Шаги, предпринятые революционерами в ответ, окажутся судьбоносными, и не только для самой церкви со всеми ее ритуалами и богатством. В этом потоке новшеств и нововведений всему, что связано со смертью, будет отведено центральное место. Часть большевистской партии вознамерится разбить оковы прошлого, изгнать духов предшествующей эпохи и контрреволюции и даже искоренить традиционный язык траура, особенно когда он обращен в прошлое, упивается воспоминаниями и реальностью потери. Новая культура будет сосредоточена на будущем, на материальных задачах, на долге каждого человека перед социалистическим обществом. Среди революционеров не было единодушия в том, какие из этих задач следует считать приоритетными. Те, кого особенно интересует вопрос власти, считают ниже своего достоинства задумываться о новом мировоззрении людей, в то время как другие размышляют и пишут только об этом. На практике политика нового режима будет отличаться непоследовательностью и окажется более успешной в том, что касается разрушения – “разоблачения” усопших святых или разрушения церквей, – нежели в области переустройства – создания нового мира, новых образов, новых ритуалов памяти и горя. Однако какими бы непоследовательными и неуспешными в своей собственной оценке ни были антирелигиозные кампании, в конечном счете они оказали влияние на каждого советского гражданина, заставив людей переосмыслить их отношение к смерти и навсегда изменив структуру и рамки их памяти.

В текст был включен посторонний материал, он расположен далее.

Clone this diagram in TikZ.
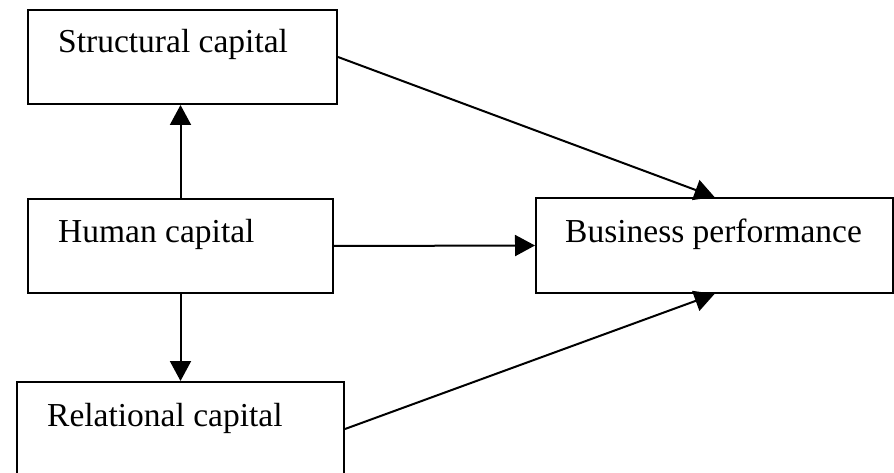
\documentclass[tikz,border=0pt]{standalone}
\usepackage{fontspec}
\setmainfont{Liberation Serif}
\usetikzlibrary{arrows.meta}
\begin{document}
\begin{tikzpicture}[x=1pt,y=-1pt,
  box/.style={draw,line width=2pt,inner sep=0pt,rectangle},
  lbl/.style={anchor=base west,inner sep=0pt,font=\fontsize{33.5}{40}\selectfont},
  arr/.style={line width=2pt,-{Triangle[length=20pt,width=21pt]}},
  conn/.style={line width=2pt}]
\useasboundingbox (0,0) rectangle (894,473);
\clip (0,0) rectangle (894,473);
\node[box,minimum width=309pt,minimum height=94pt] (S) at (182.5,57) {};
\node[box,minimum width=305pt,minimum height=94pt] (H) at (180.5,246) {};
\node[box,minimum width=327pt,minimum height=94pt] (R) at (180.5,429) {};
\node[box,minimum width=357pt,minimum height=95pt] (B) at (714.5,245.5) {};
\node[lbl] (St) at (58,53) {Structural capital};
\node[lbl] (Ht) at (58,243) {Human capital};
\node[lbl] (Rt) at (47,426) {Relational capital};
\node[lbl] (Bt) at (565,242) {Business performance};
\draw[arr] (H.north) -- (H.north |- S.south);
\draw[arr] (H.south) -- (H.south |- R.north);
\draw[arr] (H.east) -- (B.west);
\draw[arr] (S.east) -- (B.north);
\draw[arr] (R.east) -- (B.south);
\end{tikzpicture}
\end{document}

Хотя рационалисты подчас действовали из лучших побуждений, их политика все равно оказалась жестокой. В других обстоятельствах светский ритуал, вероятно, и так бы пришел на смену сложным религиозным церемониям. Религия вовсе не пользовалась в России всеобщей популярностью, и в описываемое нами время традиция испытывала на себе давление и других факторов – таких, например, как изменение социальной структуры, связанное с урбанизацией и индустриализацией. Все это способствовало тому, что в общественном сознании старый мир уступал место новому. Если бы эти процессы продолжили развиваться поступательно и более или менее органично, старые устои могли бы быть незаметно забыты так же, как это случилось в индустриальных странах Западной Европы. В действительности же советская кампания 1920–1930-х годов, направленная против традиции, будет разворачиваться на фоне глубоких социальных потрясений и бедствий. Миллионы погибли, десятки миллионов оплакивали свои потери.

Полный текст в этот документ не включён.